Following a successful launch event in mid-January, A Bit Lit is pleased to announce its first follow-on course. How To Make An Elizabethan Theatre will offer a more-in depth look at the world of theatre in Shakespeare's time.
While launch event A Day Out at Shakespeare's Theatre took place over two hours, How To Make An Elizabethan Theatre will take place over four weeks, with a private film posted weekly to YouTube for audiences to watch in their own time, accompanied by a weekly live Q&A session and a reading list themed to that week's topic. Animation and images will bring the topics discussed to life.
Open to both attendees of the launch event and those new to A Bit Lit, How To Make An Elizabethan Theatre will be led by teacher, theatre historian and co-founder of A Bit Lit, Andy Kesson. Andy led the first research project on the earliest years of the playhouses, has written extensively on early plays and worked with major mainstream and fringe and experimental theatre companies to stage these plays now. Andy has been repeatedly nominated for teaching awards by his students at Roehampton and Kent Universities and is currently part of the Box Office Bears research project, looking at the lives of performing bears in Tudor England.
The course is suitable for anyone from ages 14 and up with an interest in theatre or broader cultural history including those studying the period at school, college or university. Each week's film will focus on Elizabethan theatre from a different perspective, taking in the people making the theatre, the people writing plays for it, the people acting and watching it and the characters brought to life onstage.

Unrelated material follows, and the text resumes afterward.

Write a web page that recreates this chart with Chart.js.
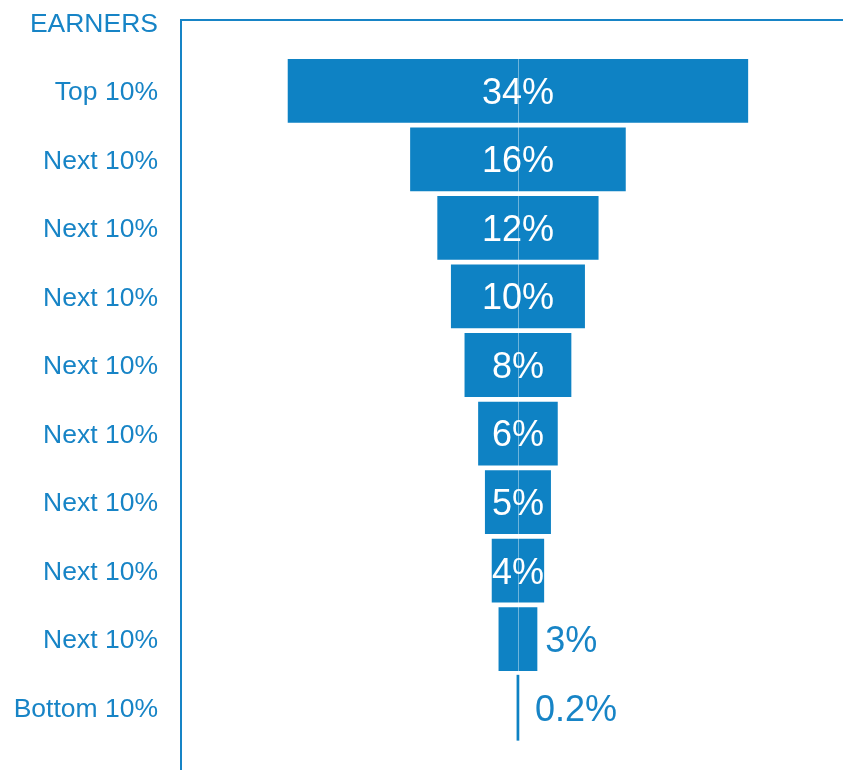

Speaking about the course, Andy Kesson said "I'm so excited to take a period of literary and theatrical history we think we know well and see it through the eyes of the people who worked, ran and spent leisure time in the theatres. We've been taught to think of Shakespeare's theatre as the preserve of the powerful, as all-male, as all-white and able-bodied, and this course will show that ordinary people, including women, the global majority and the disabled, were key to inventing theatre in Shakespeare's time".

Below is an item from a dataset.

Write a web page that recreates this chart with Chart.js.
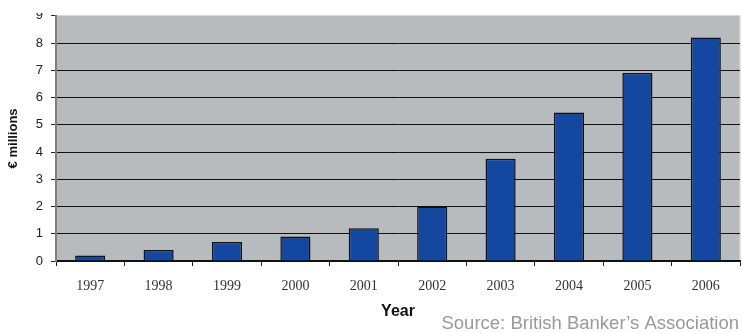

A Bit Lit's mission is to make the latest academic research available to anyone, anywhere, in a fun and interactive format. As part of A Bit Lit's commitment to bringing performance and research to communities often underserved by theatre and universities, the course (and all future events) will be translated into British Sign Language, live captioned and audio described and transcripts will be available on request. A programme of further interactive events and follow-on courses will soon be announced soon, including topics such as Black Romance Fiction, The History of Dragons and Queer Urban Histories.
A Bit Lit was born on the first day of the UK lockdown, the brainchild of theatre historian Andy Kesson. During the past year and a half, A Bit Lit has posted almost 150 open-access, free videos celebrating research and creative work from Ghostbusters to coconuts, professional wrestling to reading in outer space. Andy is now joined by the Royal Shakespeare Company associate artist and performer Jimmy Tucker to make A Bit Lit a digital platform bringing research and creativity to new audiences.